Begin
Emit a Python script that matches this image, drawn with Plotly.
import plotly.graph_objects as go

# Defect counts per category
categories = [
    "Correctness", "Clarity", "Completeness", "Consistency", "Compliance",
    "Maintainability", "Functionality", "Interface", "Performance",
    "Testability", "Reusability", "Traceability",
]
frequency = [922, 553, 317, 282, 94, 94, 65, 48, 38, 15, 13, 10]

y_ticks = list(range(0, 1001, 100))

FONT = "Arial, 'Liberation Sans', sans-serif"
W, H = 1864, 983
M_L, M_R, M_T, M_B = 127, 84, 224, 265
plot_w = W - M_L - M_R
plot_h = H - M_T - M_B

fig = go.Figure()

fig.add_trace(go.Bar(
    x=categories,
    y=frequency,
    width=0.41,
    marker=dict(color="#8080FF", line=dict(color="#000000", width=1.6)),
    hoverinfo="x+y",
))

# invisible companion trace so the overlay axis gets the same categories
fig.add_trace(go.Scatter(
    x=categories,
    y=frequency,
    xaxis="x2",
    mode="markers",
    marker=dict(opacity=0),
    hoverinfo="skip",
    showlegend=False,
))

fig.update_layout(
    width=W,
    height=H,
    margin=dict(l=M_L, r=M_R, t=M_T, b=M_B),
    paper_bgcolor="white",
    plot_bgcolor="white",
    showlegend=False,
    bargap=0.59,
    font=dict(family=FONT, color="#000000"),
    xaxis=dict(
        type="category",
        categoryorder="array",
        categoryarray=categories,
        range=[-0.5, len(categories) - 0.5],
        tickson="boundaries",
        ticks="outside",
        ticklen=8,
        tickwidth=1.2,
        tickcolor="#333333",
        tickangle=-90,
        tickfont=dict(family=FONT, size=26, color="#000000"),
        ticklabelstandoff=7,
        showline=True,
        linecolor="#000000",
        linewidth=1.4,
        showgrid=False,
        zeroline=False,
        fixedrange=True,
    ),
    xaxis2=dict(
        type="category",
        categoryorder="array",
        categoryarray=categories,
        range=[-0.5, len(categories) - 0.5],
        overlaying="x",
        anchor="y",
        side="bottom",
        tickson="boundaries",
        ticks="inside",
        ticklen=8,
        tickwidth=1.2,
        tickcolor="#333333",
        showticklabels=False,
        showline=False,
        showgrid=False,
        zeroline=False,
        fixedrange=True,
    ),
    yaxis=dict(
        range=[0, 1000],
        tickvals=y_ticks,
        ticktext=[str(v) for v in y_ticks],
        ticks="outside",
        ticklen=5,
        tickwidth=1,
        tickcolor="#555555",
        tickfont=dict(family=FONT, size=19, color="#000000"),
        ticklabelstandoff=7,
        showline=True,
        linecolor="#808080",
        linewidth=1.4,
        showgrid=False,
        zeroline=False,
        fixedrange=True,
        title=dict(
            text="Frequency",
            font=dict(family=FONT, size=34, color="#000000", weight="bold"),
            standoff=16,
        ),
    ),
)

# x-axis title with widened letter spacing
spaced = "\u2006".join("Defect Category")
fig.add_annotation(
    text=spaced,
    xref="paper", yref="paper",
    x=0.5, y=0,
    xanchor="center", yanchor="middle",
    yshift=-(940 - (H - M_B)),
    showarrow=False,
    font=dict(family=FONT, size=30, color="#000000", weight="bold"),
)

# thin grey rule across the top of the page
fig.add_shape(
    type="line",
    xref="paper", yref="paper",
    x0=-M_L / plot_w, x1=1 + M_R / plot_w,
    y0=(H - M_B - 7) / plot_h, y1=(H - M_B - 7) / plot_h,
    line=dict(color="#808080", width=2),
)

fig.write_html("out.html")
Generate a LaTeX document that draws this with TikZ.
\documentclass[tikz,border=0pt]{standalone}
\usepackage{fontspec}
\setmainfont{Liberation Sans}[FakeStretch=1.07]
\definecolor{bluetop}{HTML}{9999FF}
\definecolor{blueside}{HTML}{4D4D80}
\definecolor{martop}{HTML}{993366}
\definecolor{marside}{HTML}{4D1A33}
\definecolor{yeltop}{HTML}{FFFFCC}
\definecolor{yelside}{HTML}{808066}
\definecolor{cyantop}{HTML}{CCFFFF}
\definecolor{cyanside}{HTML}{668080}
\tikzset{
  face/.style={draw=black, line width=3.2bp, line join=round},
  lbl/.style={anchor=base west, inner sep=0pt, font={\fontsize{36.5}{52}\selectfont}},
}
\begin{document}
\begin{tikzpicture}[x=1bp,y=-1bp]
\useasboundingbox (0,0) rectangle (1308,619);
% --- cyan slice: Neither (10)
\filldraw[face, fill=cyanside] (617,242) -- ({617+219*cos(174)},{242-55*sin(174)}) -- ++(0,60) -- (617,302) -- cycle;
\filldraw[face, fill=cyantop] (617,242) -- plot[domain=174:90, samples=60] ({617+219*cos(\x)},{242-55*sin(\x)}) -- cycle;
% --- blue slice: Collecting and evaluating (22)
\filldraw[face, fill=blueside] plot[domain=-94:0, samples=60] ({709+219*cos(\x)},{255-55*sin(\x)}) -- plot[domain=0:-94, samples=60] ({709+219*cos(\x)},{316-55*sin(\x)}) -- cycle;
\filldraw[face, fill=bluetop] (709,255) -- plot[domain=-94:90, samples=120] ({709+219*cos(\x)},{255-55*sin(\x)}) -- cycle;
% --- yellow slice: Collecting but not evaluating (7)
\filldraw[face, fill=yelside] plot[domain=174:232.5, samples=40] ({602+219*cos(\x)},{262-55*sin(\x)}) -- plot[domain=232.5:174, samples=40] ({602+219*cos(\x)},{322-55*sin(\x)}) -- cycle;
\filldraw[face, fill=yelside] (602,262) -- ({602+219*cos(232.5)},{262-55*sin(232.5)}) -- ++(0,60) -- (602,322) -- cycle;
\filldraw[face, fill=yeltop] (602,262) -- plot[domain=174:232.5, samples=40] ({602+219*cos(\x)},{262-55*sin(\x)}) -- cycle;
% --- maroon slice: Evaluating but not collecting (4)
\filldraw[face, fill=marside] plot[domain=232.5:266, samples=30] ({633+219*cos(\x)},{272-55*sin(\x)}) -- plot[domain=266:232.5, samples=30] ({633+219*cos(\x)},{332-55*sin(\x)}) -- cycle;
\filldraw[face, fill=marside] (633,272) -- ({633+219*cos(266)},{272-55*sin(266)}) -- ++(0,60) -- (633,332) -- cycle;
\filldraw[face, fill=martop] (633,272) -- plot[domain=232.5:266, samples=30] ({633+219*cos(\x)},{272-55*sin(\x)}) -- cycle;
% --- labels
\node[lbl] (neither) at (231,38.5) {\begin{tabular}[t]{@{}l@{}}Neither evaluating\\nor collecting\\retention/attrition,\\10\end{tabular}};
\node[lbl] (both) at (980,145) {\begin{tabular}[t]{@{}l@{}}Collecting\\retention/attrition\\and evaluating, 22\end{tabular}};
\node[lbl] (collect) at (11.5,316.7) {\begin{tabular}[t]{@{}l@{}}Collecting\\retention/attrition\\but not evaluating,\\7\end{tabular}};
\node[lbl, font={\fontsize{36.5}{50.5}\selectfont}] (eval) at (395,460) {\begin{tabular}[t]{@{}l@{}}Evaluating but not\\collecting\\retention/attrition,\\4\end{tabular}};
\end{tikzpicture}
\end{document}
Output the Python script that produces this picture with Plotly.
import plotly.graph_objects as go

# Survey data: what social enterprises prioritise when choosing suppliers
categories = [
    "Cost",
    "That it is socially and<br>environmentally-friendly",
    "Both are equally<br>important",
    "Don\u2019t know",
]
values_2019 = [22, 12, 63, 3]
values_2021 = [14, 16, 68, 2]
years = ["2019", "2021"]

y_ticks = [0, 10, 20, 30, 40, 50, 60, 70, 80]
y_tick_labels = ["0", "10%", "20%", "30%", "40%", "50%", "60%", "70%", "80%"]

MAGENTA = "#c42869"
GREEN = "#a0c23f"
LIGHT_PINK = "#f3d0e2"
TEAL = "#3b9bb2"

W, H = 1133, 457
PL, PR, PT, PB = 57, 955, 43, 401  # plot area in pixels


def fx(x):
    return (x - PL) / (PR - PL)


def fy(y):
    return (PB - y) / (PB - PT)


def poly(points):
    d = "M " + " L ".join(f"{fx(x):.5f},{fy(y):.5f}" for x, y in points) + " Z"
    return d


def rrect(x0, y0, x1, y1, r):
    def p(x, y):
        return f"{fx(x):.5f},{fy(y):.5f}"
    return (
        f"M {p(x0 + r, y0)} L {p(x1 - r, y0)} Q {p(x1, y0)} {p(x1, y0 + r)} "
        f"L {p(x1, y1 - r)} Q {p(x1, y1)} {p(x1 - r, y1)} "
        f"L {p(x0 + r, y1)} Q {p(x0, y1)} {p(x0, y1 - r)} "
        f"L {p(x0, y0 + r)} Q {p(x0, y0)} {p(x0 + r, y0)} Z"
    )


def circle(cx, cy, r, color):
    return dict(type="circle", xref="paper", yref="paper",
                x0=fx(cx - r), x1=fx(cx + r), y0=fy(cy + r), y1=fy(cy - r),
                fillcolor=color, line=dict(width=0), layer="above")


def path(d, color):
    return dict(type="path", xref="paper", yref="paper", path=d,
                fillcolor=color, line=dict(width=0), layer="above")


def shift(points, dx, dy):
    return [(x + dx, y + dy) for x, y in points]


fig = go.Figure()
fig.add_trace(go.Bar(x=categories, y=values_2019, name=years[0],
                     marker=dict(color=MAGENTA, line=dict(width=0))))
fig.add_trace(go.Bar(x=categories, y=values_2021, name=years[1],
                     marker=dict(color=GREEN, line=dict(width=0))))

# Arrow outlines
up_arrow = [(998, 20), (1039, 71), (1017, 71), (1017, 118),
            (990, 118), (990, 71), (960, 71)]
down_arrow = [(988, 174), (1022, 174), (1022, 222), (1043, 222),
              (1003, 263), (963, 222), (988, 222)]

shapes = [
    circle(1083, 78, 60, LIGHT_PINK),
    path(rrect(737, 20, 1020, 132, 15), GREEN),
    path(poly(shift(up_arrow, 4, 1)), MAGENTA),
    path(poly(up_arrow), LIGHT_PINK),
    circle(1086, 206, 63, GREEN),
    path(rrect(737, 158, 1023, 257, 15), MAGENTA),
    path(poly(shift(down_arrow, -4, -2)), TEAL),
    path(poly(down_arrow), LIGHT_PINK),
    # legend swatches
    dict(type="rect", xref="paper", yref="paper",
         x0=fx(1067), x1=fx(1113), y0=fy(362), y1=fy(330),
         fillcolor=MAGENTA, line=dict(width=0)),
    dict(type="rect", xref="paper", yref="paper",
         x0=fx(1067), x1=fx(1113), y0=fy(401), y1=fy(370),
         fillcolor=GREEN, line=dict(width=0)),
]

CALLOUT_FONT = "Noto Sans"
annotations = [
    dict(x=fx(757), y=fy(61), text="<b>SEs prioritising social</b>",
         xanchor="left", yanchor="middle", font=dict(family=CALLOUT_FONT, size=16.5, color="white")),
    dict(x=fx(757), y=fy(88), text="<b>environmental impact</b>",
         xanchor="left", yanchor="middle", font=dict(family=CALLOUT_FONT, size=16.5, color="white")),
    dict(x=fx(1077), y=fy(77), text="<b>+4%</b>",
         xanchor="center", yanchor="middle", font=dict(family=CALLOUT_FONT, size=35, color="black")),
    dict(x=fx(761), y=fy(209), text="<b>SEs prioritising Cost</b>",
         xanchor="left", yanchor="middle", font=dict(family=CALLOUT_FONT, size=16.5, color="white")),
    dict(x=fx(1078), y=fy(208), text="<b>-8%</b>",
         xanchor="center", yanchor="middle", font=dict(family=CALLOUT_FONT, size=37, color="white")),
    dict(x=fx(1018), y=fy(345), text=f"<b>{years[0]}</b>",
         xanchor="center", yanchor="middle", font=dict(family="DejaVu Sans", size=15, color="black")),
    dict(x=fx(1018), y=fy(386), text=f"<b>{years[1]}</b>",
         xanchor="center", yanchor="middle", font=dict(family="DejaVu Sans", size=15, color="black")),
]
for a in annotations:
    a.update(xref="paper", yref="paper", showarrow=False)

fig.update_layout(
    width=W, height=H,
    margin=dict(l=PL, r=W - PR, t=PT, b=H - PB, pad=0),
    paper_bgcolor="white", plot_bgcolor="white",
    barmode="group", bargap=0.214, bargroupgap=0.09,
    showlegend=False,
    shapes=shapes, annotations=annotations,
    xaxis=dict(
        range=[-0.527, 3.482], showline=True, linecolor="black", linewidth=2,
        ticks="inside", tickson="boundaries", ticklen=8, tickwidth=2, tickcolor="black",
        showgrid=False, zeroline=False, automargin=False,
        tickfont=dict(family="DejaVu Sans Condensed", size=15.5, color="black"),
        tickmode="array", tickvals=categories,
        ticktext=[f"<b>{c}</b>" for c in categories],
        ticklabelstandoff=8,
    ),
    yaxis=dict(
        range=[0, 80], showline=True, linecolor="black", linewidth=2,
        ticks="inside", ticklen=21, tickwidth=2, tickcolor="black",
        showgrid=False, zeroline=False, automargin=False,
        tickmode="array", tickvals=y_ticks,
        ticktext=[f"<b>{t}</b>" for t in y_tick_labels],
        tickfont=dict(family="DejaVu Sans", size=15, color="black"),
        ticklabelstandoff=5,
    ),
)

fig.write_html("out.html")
End
Write out exactly the lines running from the line containing "Output the Python" to the line containing "return (PB - y) / (PB - PT)", with both of those lines included.

Output the Python script that produces this picture with Plotly.
import plotly.graph_objects as go

# Survey data: what social enterprises prioritise when choosing suppliers
categories = [
    "Cost",
    "That it is socially and<br>environmentally-friendly",
    "Both are equally<br>important",
    "Don\u2019t know",
]
values_2019 = [22, 12, 63, 3]
values_2021 = [14, 16, 68, 2]
years = ["2019", "2021"]

y_ticks = [0, 10, 20, 30, 40, 50, 60, 70, 80]
y_tick_labels = ["0", "10%", "20%", "30%", "40%", "50%", "60%", "70%", "80%"]

MAGENTA = "#c42869"
GREEN = "#a0c23f"
LIGHT_PINK = "#f3d0e2"
TEAL = "#3b9bb2"

W, H = 1133, 457
PL, PR, PT, PB = 57, 955, 43, 401  # plot area in pixels


def fx(x):
    return (x - PL) / (PR - PL)


def fy(y):
    return (PB - y) / (PB - PT)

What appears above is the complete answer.